>> BEGIN DATA PROVIDED
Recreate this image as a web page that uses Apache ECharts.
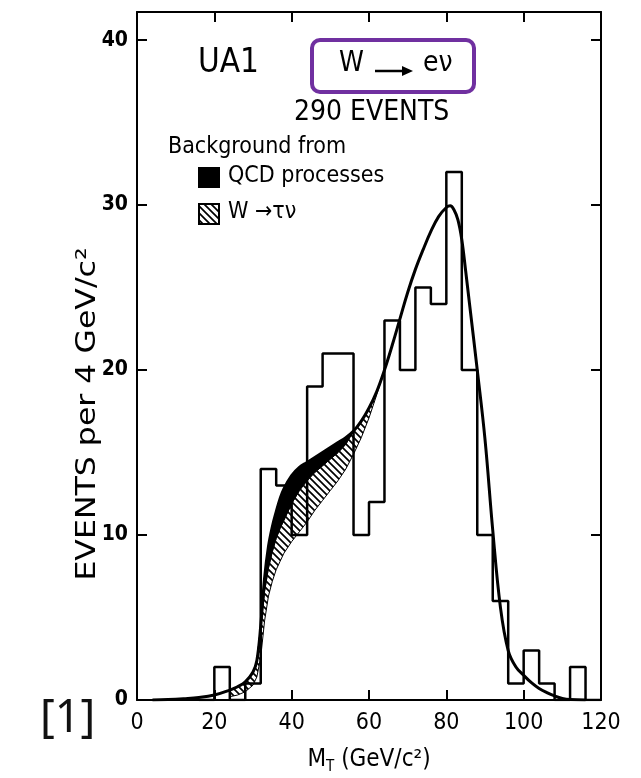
<!DOCTYPE html>
<html>
<head>
<meta charset="utf-8">
<title>UA1 W -> e nu</title>
<script src="https://cdn.jsdelivr.net/npm/echarts@6/dist/echarts.min.js"></script>
<style>
html,body{margin:0;padding:0;background:#fff;}
#main{width:641px;height:778px;}
</style>
</head>
<body>
<div id="main"></div>
<script>
// histogram: bin lower edges (GeV/c2) and counts per 4 GeV
var binLo = [16,20,24,28,32,36,40,44,48,52,56,60,64,68,72,76,80,84,88,92,96,100,104,108,112,116];
var counts = [0,2,0,1,14,13,10,19,21,21,10,12,23,20,25,24,32,20,10,6,1,3,1,0,2,0];
var binW = 4;

// fitted curve (total)
var fitM = [4,8,12,16,20,24,26,28,30,31,32,33,34,35,36,37,38,40,42,44,46,48,50,52,54,56,58,60,62,64,66,68,70,72,74,76,78,80,81,82,83,84,85,86,88,90,92,94,96,98,100,102,104,106,108,110,112,116];
var fitN = [0,0.03,0.08,0.15,0.3,0.6,0.8,1.1,1.7,2.4,4.5,7.4,9.3,10.5,11.4,12.2,12.8,13.6,14.1,14.4,14.7,15.0,15.3,15.6,15.9,16.3,16.9,17.7,18.7,20.0,21.5,23.1,24.7,26.1,27.3,28.4,29.3,29.85,29.95,29.7,29.1,27.9,26.0,24.0,20.0,15.8,10.3,5.6,3.0,2.0,1.5,1.05,0.7,0.45,0.25,0.1,0.03,0];

// background bands
var bandM   = [24,26,28,30,31,32,33,34,35,36,37,38,40,42,44,46,48,50,52,54,56,58,60,62,64];
var qcdLow  = [0.6,0.8,1.1,1.7,2.4,4.5,6.6,8.0,9.0,9.8,10.4,10.9,11.9,12.7,13.3,13.8,14.2,14.6,15.0,15.5,16.3,16.9,17.7,18.7,20.0];
var tauLow  = [0.2,0.3,0.5,0.9,1.4,2.6,4.8,6.3,7.2,7.9,8.4,8.9,9.6,10.2,10.8,11.5,12.1,12.7,13.3,14.0,14.9,15.9,17.1,18.5,20.0];

var yTicks = [0,10,20,30,40];

var FONT = "'DejaVu Sans Condensed', 'Liberation Sans Narrow', 'DejaVu Sans', sans-serif";

// top of band = fit curve
var fitMap = {};
fitM.forEach(function(m,i){ fitMap[m] = fitN[i]; });
var bandTop = bandM.map(function(m){ return fitMap[m]; });

// histogram outline
var histPts = [[binLo[0],0]];
binLo.forEach(function(lo,i){
	histPts.push([lo,counts[i]]);
	histPts.push([lo+binW,counts[i]]);
});
histPts.push([binLo[binLo.length-1]+binW,0]);

//斜线填充
function hatch(){
	var c = document.createElement('canvas');
	c.width = 7; c.height = 7;
	var g = c.getContext('2d');
	g.strokeStyle = '#000';
	g.lineWidth = 1.7;
	g.beginPath();
	g.moveTo(-1,-1); g.lineTo(8,8);
	g.moveTo(-1,6); g.lineTo(1,8);
	g.moveTo(6,-1); g.lineTo(8,1);
	g.stroke();
	return {image:c, repeat:'repeat'};
}
var hatchFill = hatch();

function band(top,low,fill,lw){
	return {
		type:'custom',
		coordinateSystem:'cartesian2d',
		silent:true,
		z:3,
		data:[[0,0]],
		renderItem:function(params,api){
			var pts = [];
			for(var i=0;i<bandM.length;i++){ pts.push(api.coord([bandM[i],top[i]])); }
			for(var j=bandM.length-1;j>=0;j--){ pts.push(api.coord([bandM[j],low[j]])); }
			return {type:'polygon',shape:{points:pts},style:{fill:fill,stroke:'#000',lineWidth:lw}};
		}
	};
}

var axisCommon = {
	type:'value',
	axisLine:{show:true,onZero:false,lineStyle:{color:'#000',width:2}},
	axisTick:{show:true,inside:true,length:10,lineStyle:{color:'#000',width:2}},
	splitLine:{show:false}
};

var chart = echarts.init(document.getElementById('main'));
chart.setOption({
	animation:false,
	backgroundColor:'#fff',
	grid:{left:137,right:40,top:12,bottom:78},
	xAxis:[
		Object.assign({},axisCommon,{position:'bottom',min:0,max:120,interval:20,
			axisLabel:{color:'#000',fontSize:23,fontFamily:FONT,margin:12}}),
		Object.assign({},axisCommon,{position:'top',min:0,max:120,interval:20,axisLabel:{show:false}})
	],
	yAxis:[
		Object.assign({},axisCommon,{position:'left',min:0,max:41.7,interval:10,
			axisLabel:{color:'#000',fontSize:21,fontWeight:'bold',fontFamily:FONT,margin:9,showMaxLabel:false,
				formatter:function(v){ return yTicks.indexOf(v)>=0 ? String(v) : ''; }}}),
		Object.assign({},axisCommon,{position:'right',min:0,max:41.7,interval:10,axisLabel:{show:false}})
	],
	series:[
		{type:'line',data:histPts,symbol:'none',z:2,lineStyle:{color:'#000',width:2.5}},
		band(bandTop,qcdLow,'#000',1),
		band(qcdLow,tauLow,hatchFill,1),
		{type:'line',data:fitM.map(function(m,i){return [m,fitN[i]];}),symbol:'none',z:4,
			smooth:0.4,lineStyle:{color:'#000',width:3}}
	],
	graphic:[
		{type:'text',left:198,top:47,style:{text:'UA1',fontSize:33,fontFamily:FONT,fill:'#000'}},
		{type:'rect',shape:{x:312,y:40,width:162,height:52,r:8},style:{fill:'none',stroke:'#7030a0',lineWidth:4}},
		{type:'text',left:339,top:50,style:{text:'W',fontSize:28,fontFamily:FONT,fill:'#000'}},
		{type:'line',shape:{x1:375,y1:71,x2:404,y2:71},style:{stroke:'#000',lineWidth:2.5}},
		{type:'polygon',shape:{points:[[402,66],[413,71],[402,76]]},style:{fill:'#000'}},
		{type:'text',left:423,top:50,style:{text:'e\u03BD',fontSize:28,fontFamily:FONT,fill:'#000'}},
		{type:'text',left:294,top:99,style:{text:'290 EVENTS',fontSize:28,fontFamily:FONT,fill:'#000'}},
		{type:'text',left:168,top:136,style:{text:'Background from',fontSize:23,fontFamily:FONT,fill:'#000'}},
		{type:'rect',shape:{x:198,y:167,width:22,height:21},style:{fill:'#000'}},
		{type:'text',left:228,top:165,style:{text:'QCD processes',fontSize:23,fontFamily:FONT,fill:'#000'}},
		{type:'rect',shape:{x:199,y:204,width:20,height:20},style:{fill:hatchFill,stroke:'#000',lineWidth:2}},
		{type:'text',left:228,top:201,style:{text:'W \u2192\u03C4\u03BD',fontSize:23,fontFamily:FONT,fill:'#000'}},
		{type:'text',x:88,y:414,rotation:Math.PI/2,scaleX:1.3,
			style:{text:'EVENTS per 4 GeV/c\u00B2',fontSize:27,fontFamily:FONT,fill:'#000',align:'center',verticalAlign:'middle'}},
		{type:'text',x:369,y:760,
			style:{text:'{a|M}{s|T}{a| (GeV/c\u00B2)}',align:'center',verticalAlign:'middle',
				rich:{a:{fontSize:24,fontFamily:FONT,fill:'#000'},s:{fontSize:15,fontFamily:FONT,fill:'#000',padding:[14,0,0,0]}}}},
		{type:'text',left:40,top:697,style:{text:'[1]',fontSize:45,fontFamily:"'Noto Sans', sans-serif",fill:'#111'}}
	]
});
</script>
</body>
</html>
>> END DATA PROVIDED
(INSTRUCTIONS FOR THE TASK):
Each line of the material must be retyped exactly, except that images are omitted.

(WORKED SOLUTION):
Recreate this image as a web page that uses Apache ECharts.
<!DOCTYPE html>
<html>
<head>
<meta charset="utf-8">
<title>UA1 W -> e nu</title>
<script src="https://cdn.jsdelivr.net/npm/echarts@6/dist/echarts.min.js"></script>
<style>
html,body{margin:0;padding:0;background:#fff;}
#main{width:641px;height:778px;}
</style>
</head>
<body>
<div id="main"></div>
<script>
// histogram: bin lower edges (GeV/c2) and counts per 4 GeV
var binLo = [16,20,24,28,32,36,40,44,48,52,56,60,64,68,72,76,80,84,88,92,96,100,104,108,112,116];
var counts = [0,2,0,1,14,13,10,19,21,21,10,12,23,20,25,24,32,20,10,6,1,3,1,0,2,0];
var binW = 4;

// fitted curve (total)
var fitM = [4,8,12,16,20,24,26,28,30,31,32,33,34,35,36,37,38,40,42,44,46,48,50,52,54,56,58,60,62,64,66,68,70,72,74,76,78,80,81,82,83,84,85,86,88,90,92,94,96,98,100,102,104,106,108,110,112,116];
var fitN = [0,0.03,0.08,0.15,0.3,0.6,0.8,1.1,1.7,2.4,4.5,7.4,9.3,10.5,11.4,12.2,12.8,13.6,14.1,14.4,14.7,15.0,15.3,15.6,15.9,16.3,16.9,17.7,18.7,20.0,21.5,23.1,24.7,26.1,27.3,28.4,29.3,29.85,29.95,29.7,29.1,27.9,26.0,24.0,20.0,15.8,10.3,5.6,3.0,2.0,1.5,1.05,0.7,0.45,0.25,0.1,0.03,0];

// background bands
var bandM   = [24,26,28,30,31,32,33,34,35,36,37,38,40,42,44,46,48,50,52,54,56,58,60,62,64];
var qcdLow  = [0.6,0.8,1.1,1.7,2.4,4.5,6.6,8.0,9.0,9.8,10.4,10.9,11.9,12.7,13.3,13.8,14.2,14.6,15.0,15.5,16.3,16.9,17.7,18.7,20.0];
var tauLow  = [0.2,0.3,0.5,0.9,1.4,2.6,4.8,6.3,7.2,7.9,8.4,8.9,9.6,10.2,10.8,11.5,12.1,12.7,13.3,14.0,14.9,15.9,17.1,18.5,20.0];

var yTicks = [0,10,20,30,40];

var FONT = "'DejaVu Sans Condensed', 'Liberation Sans Narrow', 'DejaVu Sans', sans-serif";

// top of band = fit curve
var fitMap = {};
fitM.forEach(function(m,i){ fitMap[m] = fitN[i]; });
var bandTop = bandM.map(function(m){ return fitMap[m]; });

// histogram outline
var histPts = [[binLo[0],0]];
binLo.forEach(function(lo,i){
	histPts.push([lo,counts[i]]);
	histPts.push([lo+binW,counts[i]]);
});
histPts.push([binLo[binLo.length-1]+binW,0]);

//斜线填充
function hatch(){
	var c = document.createElement('canvas');
	c.width = 7; c.height = 7;
	var g = c.getContext('2d');
	g.strokeStyle = '#000';
	g.lineWidth = 1.7;
	g.beginPath();
	g.moveTo(-1,-1); g.lineTo(8,8);
	g.moveTo(-1,6); g.lineTo(1,8);
	g.moveTo(6,-1); g.lineTo(8,1);
	g.stroke();
	return {image:c, repeat:'repeat'};
}
var hatchFill = hatch();

function band(top,low,fill,lw){
	return {
		type:'custom',
		coordinateSystem:'cartesian2d',
		silent:true,
		z:3,
		data:[[0,0]],
		renderItem:function(params,api){
			var pts = [];
			for(var i=0;i<bandM.length;i++){ pts.push(api.coord([bandM[i],top[i]])); }
			for(var j=bandM.length-1;j>=0;j--){ pts.push(api.coord([bandM[j],low[j]])); }
			return {type:'polygon',shape:{points:pts},style:{fill:fill,stroke:'#000',lineWidth:lw}};
		}
	};
}

var axisCommon = {
	type:'value',
	axisLine:{show:true,onZero:false,lineStyle:{color:'#000',width:2}},
	axisTick:{show:true,inside:true,length:10,lineStyle:{color:'#000',width:2}},
	splitLine:{show:false}
};

var chart = echarts.init(document.getElementById('main'));
chart.setOption({
	animation:false,
	backgroundColor:'#fff',
	grid:{left:137,right:40,top:12,bottom:78},
	xAxis:[
		Object.assign({},axisCommon,{position:'bottom',min:0,max:120,interval:20,
			axisLabel:{color:'#000',fontSize:23,fontFamily:FONT,margin:12}}),
		Object.assign({},axisCommon,{position:'top',min:0,max:120,interval:20,axisLabel:{show:false}})
	],
	yAxis:[
		Object.assign({},axisCommon,{position:'left',min:0,max:41.7,interval:10,
			axisLabel:{color:'#000',fontSize:21,fontWeight:'bold',fontFamily:FONT,margin:9,showMaxLabel:false,
				formatter:function(v){ return yTicks.indexOf(v)>=0 ? String(v) : ''; }}}),
		Object.assign({},axisCommon,{position:'right',min:0,max:41.7,interval:10,axisLabel:{show:false}})
	],
	series:[
		{type:'line',data:histPts,symbol:'none',z:2,lineStyle:{color:'#000',width:2.5}},
		band(bandTop,qcdLow,'#000',1),
		band(qcdLow,tauLow,hatchFill,1),
		{type:'line',data:fitM.map(function(m,i){return [m,fitN[i]];}),symbol:'none',z:4,
			smooth:0.4,lineStyle:{color:'#000',width:3}}
	],
	graphic:[
		{type:'text',left:198,top:47,style:{text:'UA1',fontSize:33,fontFamily:FONT,fill:'#000'}},
		{type:'rect',shape:{x:312,y:40,width:162,height:52,r:8},style:{fill:'none',stroke:'#7030a0',lineWidth:4}},
		{type:'text',left:339,top:50,style:{text:'W',fontSize:28,fontFamily:FONT,fill:'#000'}},
		{type:'line',shape:{x1:375,y1:71,x2:404,y2:71},style:{stroke:'#000',lineWidth:2.5}},
		{type:'polygon',shape:{points:[[402,66],[413,71],[402,76]]},style:{fill:'#000'}},
		{type:'text',left:423,top:50,style:{text:'e\u03BD',fontSize:28,fontFamily:FONT,fill:'#000'}},
		{type:'text',left:294,top:99,style:{text:'290 EVENTS',fontSize:28,fontFamily:FONT,fill:'#000'}},
		{type:'text',left:168,top:136,style:{text:'Background from',fontSize:23,fontFamily:FONT,fill:'#000'}},
		{type:'rect',shape:{x:198,y:167,width:22,height:21},style:{fill:'#000'}},
		{type:'text',left:228,top:165,style:{text:'QCD processes',fontSize:23,fontFamily:FONT,fill:'#000'}},
		{type:'rect',shape:{x:199,y:204,width:20,height:20},style:{fill:hatchFill,stroke:'#000',lineWidth:2}},
		{type:'text',left:228,top:201,style:{text:'W \u2192\u03C4\u03BD',fontSize:23,fontFamily:FONT,fill:'#000'}},
		{type:'text',x:88,y:414,rotation:Math.PI/2,scaleX:1.3,
			style:{text:'EVENTS per 4 GeV/c\u00B2',fontSize:27,fontFamily:FONT,fill:'#000',align:'center',verticalAlign:'middle'}},
		{type:'text',x:369,y:760,
			style:{text:'{a|M}{s|T}{a| (GeV/c\u00B2)}',align:'center',verticalAlign:'middle',
				rich:{a:{fontSize:24,fontFamily:FONT,fill:'#000'},s:{fontSize:15,fontFamily:FONT,fill:'#000',padding:[14,0,0,0]}}}},
		{type:'text',left:40,top:697,style:{text:'[1]',fontSize:45,fontFamily:"'Noto Sans', sans-serif",fill:'#111'}}
	]
});
</script>
</body>
</html>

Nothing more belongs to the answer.